The Quebec town of Herouxville has made news around the world recently after adopting a controversial code of conduct that welcomes newcomers to the municipality of 1,300, but explicitly warns that its residents will not tolerate alien cultural practices such as stoning or burning women or forcing them to wear a veil.
Some Muslim groups, arguing that the town's expression of community "norms" is specifically and unnecessarily targeting certain Muslims, have threatened to lodge a formal complaint with Quebec's human rights commission.
Siddiqui said the MCC, which has campaigned against the use by Muslim women of the full face-covering veil known as a niqab, does not oppose the Herouxville declaration.
"When someone says 'I want to see your face,' I don't think that's going out of line," she said.

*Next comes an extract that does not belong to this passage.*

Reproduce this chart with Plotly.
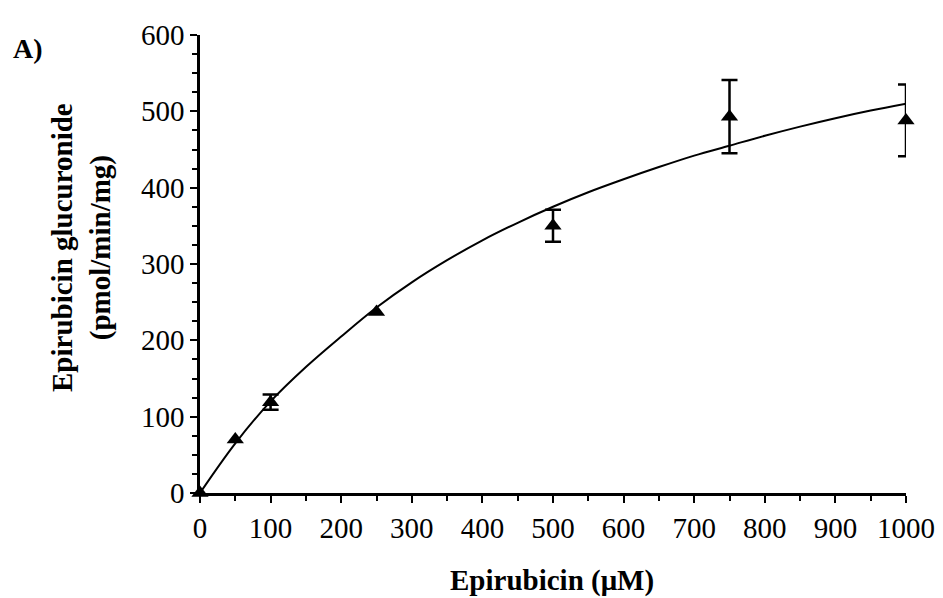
import plotly.graph_objects as go

# Data
conc = [0, 50, 100, 250, 500, 750, 1000]
rate = [0, 70, 119, 237, 350, 493, 488]
err = [0, 0, 10, 0, 21, 48, 47]

fit_x = [0, 50, 100, 150, 200, 250, 300, 350, 400, 450, 500, 550, 600,
         650, 700, 750, 800, 850, 900, 950, 1000]
fit_y = [0, 65, 120, 165, 205, 243, 276, 305, 331, 354, 375, 394, 411,
         427, 442, 455, 468, 480, 491, 501, 510]

x_ticks = [0, 100, 200, 300, 400, 500, 600, 700, 800, 900, 1000]
y_ticks = [0, 100, 200, 300, 400, 500, 600]

FONT = "Liberation Serif"

# plot-area pixel geometry (page has an 8px body offset)
PX0, PX1, PY0, PY1 = 200, 906, 493, 35


def px(x):
    return (x - PX0) / (PX1 - PX0)


def py(y):
    return (PY0 - y) / (PY0 - PY1)


# only points that have a measured spread get an error bar
eb = [(c, r, e) for c, r, e in zip(conc, rate, err) if e > 0]

fig = go.Figure()
fig.add_trace(go.Scatter(x=fit_x, y=fit_y, mode="lines",
                         line=dict(color="black", width=2, shape="spline"),
                         hoverinfo="skip", cliponaxis=False))
fig.add_trace(go.Scatter(x=[t[0] for t in eb], y=[t[1] for t in eb], mode="markers",
                         marker=dict(size=1, color="rgba(0,0,0,0)"),
                         error_y=dict(type="data", array=[t[2] for t in eb], color="black",
                                      thickness=2.5, width=8, visible=True),
                         hoverinfo="skip", cliponaxis=False))
fig.add_trace(go.Scatter(x=conc, y=rate, mode="markers",
                         marker=dict(symbol="triangle-up", size=15, color="black"),
                         cliponaxis=False))

fig.update_layout(
    width=943, height=598,
    margin=dict(l=PX0 - 8, r=943 + 8 - PX1, t=PY1 - 8, b=598 + 8 - PY0),
    paper_bgcolor="white", plot_bgcolor="white",
    showlegend=False,
    font=dict(family=FONT, color="black", size=28),
    xaxis=dict(range=[0, 1000], tickvals=x_ticks, showgrid=False, zeroline=False,
               showline=True, linecolor="black", linewidth=2.5,
               ticks="outside", ticklen=7, tickwidth=2, tickcolor="black",
               minor=dict(dtick=50, ticks="outside", ticklen=5, tickwidth=2, tickcolor="black"),
               tickfont=dict(family=FONT, size=29, color="black")),
    yaxis=dict(range=[0, 600], tickvals=y_ticks, showgrid=False, zeroline=False,
               showline=True, linecolor="black", linewidth=2.5,
               ticks="outside", ticklen=7, tickwidth=2, tickcolor="black",
               minor=dict(dtick=25, ticks="outside", ticklen=5, tickwidth=2, tickcolor="black"),
               tickfont=dict(family=FONT, size=29, color="black")),
    annotations=[
        dict(text="<b>A)</b>", xref="paper", yref="paper", x=px(28), y=py(48),
             showarrow=False, xanchor="center", yanchor="middle",
             font=dict(family=FONT, size=28, color="black")),
        dict(text="<b>Epirubicin (μM)</b>", xref="paper", yref="paper", x=px(552),
             y=py(580), showarrow=False, xanchor="center", yanchor="middle",
             font=dict(family=FONT, size=29, color="black")),
        dict(text="<b>Epirubicin glucuronide<br>(pmol/min/mg)</b>", xref="paper", yref="paper",
             x=px(81), y=py(248), textangle=-90, showarrow=False,
             xanchor="center", yanchor="middle",
             font=dict(family=FONT, size=29, color="black")),
    ],
)

fig.write_html("out.html")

The Love Thy Neighbour study also gauged the level of intolerance in each country for four other groups: immigrants in general, people of another race, Jews and homosexuals.
Canadians ranked among the most tolerant nations in each of those categories, as well. Fewer than five per cent of respondents from Canada said they wouldn't want to have a neighbour who is Jewish, an immigrant or of a different race.
Homosexuals were more likely than any other group - in Canada and nearly every other country - to be shunned by a potential neighbour. Just over 17 per cent of Canadians said they would not want a gay person living next door; the overall percentage for western nations was 19.6, with Italy (28.7) and Sweden (six per cent) at the opposite ends of the range.